A recent report from The Washington Post, conducted by researchers from the University of North Texas, showed that there was a significant increase in hate crimes in areas where a certain then-presidential candidate had held rallies during his campaign.
The study was conducted to discover whether President Donald Trump's message "may encourage hate crimes" in areas where he spoke in person.
It determined whether there was an observable link between the location of Trump's rallies and an increase in reports of hate crimes in those areas. The study examined both the times directly after the rallies and in the following months.
Of their methods, the authors of the study said:
"To test this, we aggregated hate-crime incident data and Trump rally data to the county level and then used statistical tools to estimate a rally's impact."
"We included controls for factors such as the county's crime rates, its number of active hate groups, its minority populations, its percentage with college educations, its location in the country and the month when the rallies occurred."
The study showed that the counties where Trump held a rally during his 2016 campaign showed an astounding 226% increase in reporting of hate crimes when compared with counties of similar demographic makeup where there were no rallies.
Trump has been criticized for his encouragement of violence at his rallies before.
After the mass shooting in Christchurch, New Zealand where a self-professed white supremacist killed 50 people in a mosque while they were praying, President Trump was asked to comment on whether he has noticed a rise in white nationalism.
"I don't really. I think it's a small group of people that have very, very serious problems."
"If you look what happened in New Zealand, perhaps that's the case.
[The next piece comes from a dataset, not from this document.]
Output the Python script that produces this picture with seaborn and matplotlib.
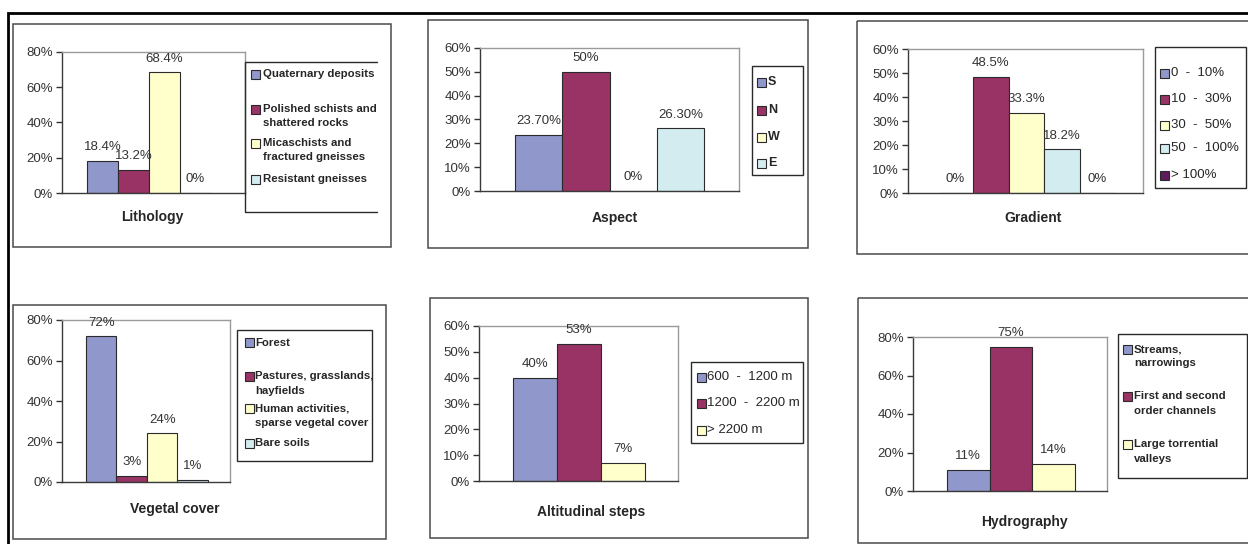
import numpy as np
import pandas as pd
import seaborn as sns
import matplotlib.pyplot as plt
from matplotlib.patches import Rectangle
from matplotlib.lines import Line2D

# ---------------- data ----------------
litho_cats = ["Quaternary deposits", "Polished schists and\nshattered rocks",
              "Micaschists and\nfractured gneisses", "Resistant gneisses"]
litho_vals = [18.4, 13.2, 68.4, 0.0]

aspect_cats = ["S", "N", "W", "E"]
aspect_vals = [23.70, 50.0, 0.0, 26.30]

gradient_cats = ["0  -  10%", "10  -  30%", "30  -  50%", "50  -  100%", "> 100%"]
gradient_vals = [0.0, 48.5, 33.3, 18.2, 0.0]

veg_cats = ["Forest", "Pastures, grasslands,\nhayfields",
            "Human activities,\nsparse vegetal cover", "Bare soils"]
veg_vals = [72, 3, 24, 1]

alt_cats = ["600  -  1200 m", "1200  -  2200 m", "> 2200 m"]
alt_vals = [40, 53, 7]

hydro_cats = ["Streams,\nnarrowings", "First and second\norder channels",
              "Large torrential\nvalleys"]
hydro_vals = [11, 75, 14]

# ---------------- style ----------------
sns.set_theme(style="white")
plt.rcParams["font.family"] = ["Liberation Sans", "DejaVu Sans"]

series_colors = ["#9098CB", "#993366", "#FFFFCC", "#D3ECEF", "#5F1A60"]
TXT = "#333333"
W, H = 1248, 544

# layout in pixel units (x from left, y from top)
panels = [
    dict(title="Lithology", cats=litho_cats, vals=litho_vals, ymax=80, ystep=20, dec=1,
         frame=(13, 24, 391, 247), plot=(62, 52, 245, 193), bars=(87, 211),
         title_xy=(152, 217), legend=(245, 62, 377, 212), open_right=True,
         rows=[74, 109, 143, 179], patch_x=251, text_x=263, bold=True, lsize=8.2),
    dict(title="Aspect", cats=aspect_cats, vals=aspect_vals, ymax=60, ystep=10, dec=2,
         frame=(428, 20, 808, 248), plot=(480, 48, 739, 191), bars=(515, 704),
         title_xy=(614.5, 218), legend=(752, 66, 803, 175), open_right=False,
         rows=[82, 110, 137, 163], patch_x=757, text_x=768, bold=True, lsize=9),
    dict(title="Gradient", cats=gradient_cats, vals=gradient_vals, ymax=60, ystep=10, dec=1,
         frame=(857, 21, 1262, 254), plot=(908, 49, 1143, 193), bars=(937.5, 1115),
         title_xy=(1033, 218), legend=(1155, 47, 1246, 188), open_right=False,
         rows=[73, 99, 125, 148, 175], patch_x=1160, text_x=1171, bold=False, lsize=9.5),
    dict(title="Vegetal cover", cats=veg_cats, vals=veg_vals, ymax=80, ystep=20, dec=0,
         frame=(13, 305, 386, 539), plot=(62, 320, 230, 482), bars=(86, 208),
         title_xy=(175, 509), legend=(237, 330, 372, 461), open_right=False,
         rows=[342.7, 376, 408.3, 443.3], patch_x=245, text_x=255, bold=True, lsize=8.2),
    dict(title="Altitudinal steps", cats=alt_cats, vals=alt_vals, ymax=60, ystep=10, dec=0,
         frame=(430, 298, 808, 538), plot=(479, 326, 678, 481), bars=(513, 645),
         title_xy=(590.7, 511.7), legend=(691, 362, 803, 443), open_right=False,
         rows=[377.3, 403.3, 430], patch_x=697, text_x=707, bold=False, lsize=9.5),
    dict(title="Hydrography", cats=hydro_cats, vals=hydro_vals, ymax=80, ystep=20, dec=0,
         frame=(858, 298, 1262, 543), plot=(913, 337, 1107, 491), bars=(947, 1075),
         title_xy=(1024, 522), legend=(1118, 334, 1247, 478), open_right=False,
         rows=[349, 396, 444], patch_x=1123, text_x=1134, bold=True, lsize=8.2),
]


def fmt(v, dec):
    if float(v).is_integer():
        return f"{v:.0f}%"
    return f"{v:.{dec}f}%"


fig = plt.figure(figsize=(W / 100, H / 100), dpi=100)
fig.patch.set_facecolor("white")

# overlay in pixel coordinates for frames, legends and titles
ov = fig.add_axes([0, 0, 1, 1], zorder=10)
ov.set_xlim(0, W)
ov.set_ylim(H, 0)
ov.axis("off")
ov.patch.set_alpha(0)

# outer black border
ov.add_line(Line2D([8, 8, W + 10], [H + 10, 12.5, 12.5], color="black", lw=2.0,
                   clip_on=False, solid_joinstyle="miter"))

for p in panels:
    n = len(p["cats"])
    colors = series_colors[:n]
    L, T, R, B = p["plot"]
    ax = fig.add_axes([L / W, 1 - B / H, (R - L) / W, (B - T) / H])

    df = pd.DataFrame({"group": [""] * n, "category": p["cats"], "value": p["vals"]})
    sns.barplot(data=df, x="group", y="value", hue="category", hue_order=p["cats"],
                palette=colors, width=1.0, dodge=True, errorbar=None, legend=False,
                edgecolor="#2a2a2a", linewidth=0.8, ax=ax, saturation=1)

    # place the bar cluster inside the plot area
    gL, gR = p["bars"]
    span = gR - gL
    ax.set_xlim(-0.5 - (gL - L) / span, 0.5 + (R - gR) / span)
    ax.set_ylim(0, p["ymax"])
    ticks = np.arange(0, p["ymax"] + 1, p["ystep"])
    ax.set_yticks(ticks)
    ax.set_yticklabels([f"{t}%" for t in ticks])
    ax.set_xticks([])
    ax.set_xlabel("")
    ax.set_ylabel("")
    ax.tick_params(axis="y", direction="out", length=4, width=1, color=TXT,
                   pad=2.5, labelsize=9.5, labelcolor=TXT, left=True)
    ax.set_facecolor("white")
    for side in ("top", "right"):
        ax.spines[side].set_color("#9a9a9a")
        ax.spines[side].set_linewidth(1.0)
    for side in ("left", "bottom"):
        ax.spines[side].set_color("#3a3a3a")
        ax.spines[side].set_linewidth(1.0)

    for cont, v in zip(ax.containers, p["vals"]):
        ax.bar_label(cont, labels=[fmt(v, p["dec"])], padding=5.5, fontsize=9.5,
                     color=TXT, clip_on=False)

    # panel frame
    fx0, fy0, fx1, fy1 = p["frame"]
    ov.add_patch(Rectangle((fx0, fy0), fx1 - fx0, fy1 - fy0, fill=False,
                           edgecolor="#4a4a4a", lw=1.1, clip_on=False))

    # axis title
    ov.text(p["title_xy"][0], p["title_xy"][1], p["title"], ha="center", va="center",
            fontsize=10, fontweight="bold", color="#262626")

    # legend box
    lx0, ly0, lx1, ly1 = p["legend"]
    if p["open_right"]:
        ov.add_line(Line2D([lx1, lx0, lx0, lx1], [ly0, ly0, ly1, ly1],
                           color="#2a2a2a", lw=1.0))
    else:
        ov.add_patch(Rectangle((lx0, ly0), lx1 - lx0, ly1 - ly0, fill=False,
                               edgecolor="#2a2a2a", lw=1.0))

    # legend entries
    size = 9
    for cat, col, ry in zip(p["cats"], colors, p["rows"]):
        ov.add_patch(Rectangle((p["patch_x"], ry - size / 2), size, size,
                               facecolor=col, edgecolor="#2a2a2a", lw=0.8))
        for i, line in enumerate(cat.split("\n")):
            ov.text(p["text_x"], ry + i * 14.5, line, ha="left", va="center",
                    fontsize=p["lsize"], fontweight="bold" if p["bold"] else "normal",
                    color="#262626")

fig.savefig("out.png", dpi=100, facecolor="white")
I don't know enough about it yet."
Of their motivations for the study, The Washington Post said:
"We examined this question, given that so many politicians and pundits accuse Trump of emboldening white nationalists."
The study authors emphasized that correlation does not equal causation, and that there is no way to "be certain" that it was Trump's message that caused people to commit and report more hate crimes.
They also debunked the assertion that the increase can be completely explained by "a plethora of faux hate crimes."
"In fact, this charge is frequently used as a political tool to dismiss concerns about hate crimes,"
"Research shows it is far more likely that hate crime statistics are considerably lower because of underreporting."
"Additionally, it is hard to discount a 'Trump effect' when a considerable number of these reported hate crimes reference Trump. According to the [Anti-Defamation League's] 2016 data, these incidents included vandalism, intimidation and assault."
Twitter had no shortage of comments on the study.
With this increase in hate crimes, it is more important than ever that people make an effort to be kind to each other. It is through kindness that we can work together to make the world a better place.